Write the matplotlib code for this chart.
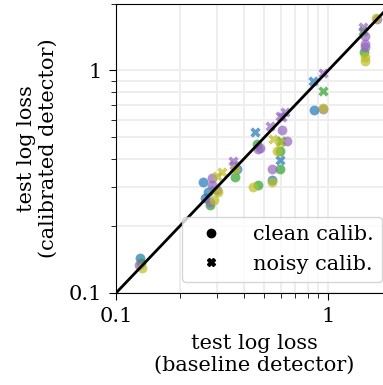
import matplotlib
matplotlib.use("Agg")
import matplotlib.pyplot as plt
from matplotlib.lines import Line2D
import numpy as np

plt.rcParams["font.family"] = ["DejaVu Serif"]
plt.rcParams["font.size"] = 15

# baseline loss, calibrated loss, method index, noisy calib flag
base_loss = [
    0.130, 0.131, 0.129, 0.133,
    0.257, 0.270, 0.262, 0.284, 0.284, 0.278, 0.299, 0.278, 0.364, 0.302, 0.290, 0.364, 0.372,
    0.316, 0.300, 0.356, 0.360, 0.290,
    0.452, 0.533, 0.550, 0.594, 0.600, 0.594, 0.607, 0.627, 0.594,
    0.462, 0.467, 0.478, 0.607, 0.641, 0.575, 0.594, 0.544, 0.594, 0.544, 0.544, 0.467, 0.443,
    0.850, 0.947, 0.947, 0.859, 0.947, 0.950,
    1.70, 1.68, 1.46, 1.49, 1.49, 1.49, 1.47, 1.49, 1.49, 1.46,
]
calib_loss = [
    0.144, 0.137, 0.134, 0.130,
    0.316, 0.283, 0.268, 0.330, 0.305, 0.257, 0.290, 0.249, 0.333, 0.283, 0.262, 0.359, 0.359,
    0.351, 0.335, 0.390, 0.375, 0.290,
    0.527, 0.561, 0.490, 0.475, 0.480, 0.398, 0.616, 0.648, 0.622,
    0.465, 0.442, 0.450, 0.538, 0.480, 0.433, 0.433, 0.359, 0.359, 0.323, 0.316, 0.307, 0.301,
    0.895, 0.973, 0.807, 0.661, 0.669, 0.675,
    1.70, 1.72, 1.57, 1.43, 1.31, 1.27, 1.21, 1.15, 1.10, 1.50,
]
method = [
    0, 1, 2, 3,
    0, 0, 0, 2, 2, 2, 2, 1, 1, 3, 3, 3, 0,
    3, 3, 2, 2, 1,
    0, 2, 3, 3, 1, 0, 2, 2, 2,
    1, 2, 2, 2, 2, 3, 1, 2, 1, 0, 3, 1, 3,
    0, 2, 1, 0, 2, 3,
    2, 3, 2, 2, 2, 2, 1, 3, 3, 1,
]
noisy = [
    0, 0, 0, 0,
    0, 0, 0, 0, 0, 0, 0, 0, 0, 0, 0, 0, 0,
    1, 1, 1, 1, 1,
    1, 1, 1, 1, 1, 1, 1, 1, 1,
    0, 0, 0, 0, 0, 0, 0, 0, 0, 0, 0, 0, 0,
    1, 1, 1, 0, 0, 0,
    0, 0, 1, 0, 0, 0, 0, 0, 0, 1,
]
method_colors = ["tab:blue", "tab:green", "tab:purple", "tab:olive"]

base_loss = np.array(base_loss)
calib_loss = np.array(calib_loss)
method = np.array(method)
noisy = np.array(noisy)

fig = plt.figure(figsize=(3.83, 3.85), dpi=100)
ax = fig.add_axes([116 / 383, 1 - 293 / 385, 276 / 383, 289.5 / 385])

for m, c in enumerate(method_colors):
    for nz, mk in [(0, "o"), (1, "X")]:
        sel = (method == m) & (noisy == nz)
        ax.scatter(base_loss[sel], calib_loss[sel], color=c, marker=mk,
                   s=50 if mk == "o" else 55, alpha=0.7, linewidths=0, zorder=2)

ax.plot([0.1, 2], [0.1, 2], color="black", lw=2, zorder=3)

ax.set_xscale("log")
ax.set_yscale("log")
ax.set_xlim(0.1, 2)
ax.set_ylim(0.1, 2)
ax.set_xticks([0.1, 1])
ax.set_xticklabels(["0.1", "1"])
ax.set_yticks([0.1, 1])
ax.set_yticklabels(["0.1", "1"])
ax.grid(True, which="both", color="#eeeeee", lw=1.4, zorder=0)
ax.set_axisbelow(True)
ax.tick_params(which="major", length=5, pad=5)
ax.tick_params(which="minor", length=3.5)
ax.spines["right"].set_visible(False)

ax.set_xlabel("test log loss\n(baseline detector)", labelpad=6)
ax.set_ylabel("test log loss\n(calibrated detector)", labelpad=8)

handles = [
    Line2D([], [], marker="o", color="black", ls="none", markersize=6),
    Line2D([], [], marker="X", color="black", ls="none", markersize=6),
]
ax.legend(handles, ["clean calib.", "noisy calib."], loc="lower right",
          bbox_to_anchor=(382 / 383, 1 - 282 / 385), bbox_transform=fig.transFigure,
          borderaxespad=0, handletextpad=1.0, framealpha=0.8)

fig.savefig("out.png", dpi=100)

-.-.-

■ THE PROBLEM
Copy the listing over exactly, skipping the pictures it holds.

■ TASK RESPONSE
Write the matplotlib code for this chart.
import matplotlib
matplotlib.use("Agg")
import matplotlib.pyplot as plt
from matplotlib.lines import Line2D
import numpy as np

plt.rcParams["font.family"] = ["DejaVu Serif"]
plt.rcParams["font.size"] = 15

# baseline loss, calibrated loss, method index, noisy calib flag
base_loss = [
    0.130, 0.131, 0.129, 0.133,
    0.257, 0.270, 0.262, 0.284, 0.284, 0.278, 0.299, 0.278, 0.364, 0.302, 0.290, 0.364, 0.372,
    0.316, 0.300, 0.356, 0.360, 0.290,
    0.452, 0.533, 0.550, 0.594, 0.600, 0.594, 0.607, 0.627, 0.594,
    0.462, 0.467, 0.478, 0.607, 0.641, 0.575, 0.594, 0.544, 0.594, 0.544, 0.544, 0.467, 0.443,
    0.850, 0.947, 0.947, 0.859, 0.947, 0.950,
    1.70, 1.68, 1.46, 1.49, 1.49, 1.49, 1.47, 1.49, 1.49, 1.46,
]
calib_loss = [
    0.144, 0.137, 0.134, 0.130,
    0.316, 0.283, 0.268, 0.330, 0.305, 0.257, 0.290, 0.249, 0.333, 0.283, 0.262, 0.359, 0.359,
    0.351, 0.335, 0.390, 0.375, 0.290,
    0.527, 0.561, 0.490, 0.475, 0.480, 0.398, 0.616, 0.648, 0.622,
    0.465, 0.442, 0.450, 0.538, 0.480, 0.433, 0.433, 0.359, 0.359, 0.323, 0.316, 0.307, 0.301,
    0.895, 0.973, 0.807, 0.661, 0.669, 0.675,
    1.70, 1.72, 1.57, 1.43, 1.31, 1.27, 1.21, 1.15, 1.10, 1.50,
]
method = [
    0, 1, 2, 3,
    0, 0, 0, 2, 2, 2, 2, 1, 1, 3, 3, 3, 0,
    3, 3, 2, 2, 1,
    0, 2, 3, 3, 1, 0, 2, 2, 2,
    1, 2, 2, 2, 2, 3, 1, 2, 1, 0, 3, 1, 3,
    0, 2, 1, 0, 2, 3,
    2, 3, 2, 2, 2, 2, 1, 3, 3, 1,
]
noisy = [
    0, 0, 0, 0,
    0, 0, 0, 0, 0, 0, 0, 0, 0, 0, 0, 0, 0,
    1, 1, 1, 1, 1,
    1, 1, 1, 1, 1, 1, 1, 1, 1,
    0, 0, 0, 0, 0, 0, 0, 0, 0, 0, 0, 0, 0,
    1, 1, 1, 0, 0, 0,
    0, 0, 1, 0, 0, 0, 0, 0, 0, 1,
]
method_colors = ["tab:blue", "tab:green", "tab:purple", "tab:olive"]

base_loss = np.array(base_loss)
calib_loss = np.array(calib_loss)
method = np.array(method)
noisy = np.array(noisy)

fig = plt.figure(figsize=(3.83, 3.85), dpi=100)
ax = fig.add_axes([116 / 383, 1 - 293 / 385, 276 / 383, 289.5 / 385])

for m, c in enumerate(method_colors):
    for nz, mk in [(0, "o"), (1, "X")]:
        sel = (method == m) & (noisy == nz)
        ax.scatter(base_loss[sel], calib_loss[sel], color=c, marker=mk,
                   s=50 if mk == "o" else 55, alpha=0.7, linewidths=0, zorder=2)

ax.plot([0.1, 2], [0.1, 2], color="black", lw=2, zorder=3)

ax.set_xscale("log")
ax.set_yscale("log")
ax.set_xlim(0.1, 2)
ax.set_ylim(0.1, 2)
ax.set_xticks([0.1, 1])
ax.set_xticklabels(["0.1", "1"])
ax.set_yticks([0.1, 1])
ax.set_yticklabels(["0.1", "1"])
ax.grid(True, which="both", color="#eeeeee", lw=1.4, zorder=0)
ax.set_axisbelow(True)
ax.tick_params(which="major", length=5, pad=5)
ax.tick_params(which="minor", length=3.5)
ax.spines["right"].set_visible(False)

ax.set_xlabel("test log loss\n(baseline detector)", labelpad=6)
ax.set_ylabel("test log loss\n(calibrated detector)", labelpad=8)

handles = [
    Line2D([], [], marker="o", color="black", ls="none", markersize=6),
    Line2D([], [], marker="X", color="black", ls="none", markersize=6),
]
ax.legend(handles, ["clean calib.", "noisy calib."], loc="lower right",
          bbox_to_anchor=(382 / 383, 1 - 282 / 385), bbox_transform=fig.transFigure,
          borderaxespad=0, handletextpad=1.0, framealpha=0.8)

fig.savefig("out.png", dpi=100)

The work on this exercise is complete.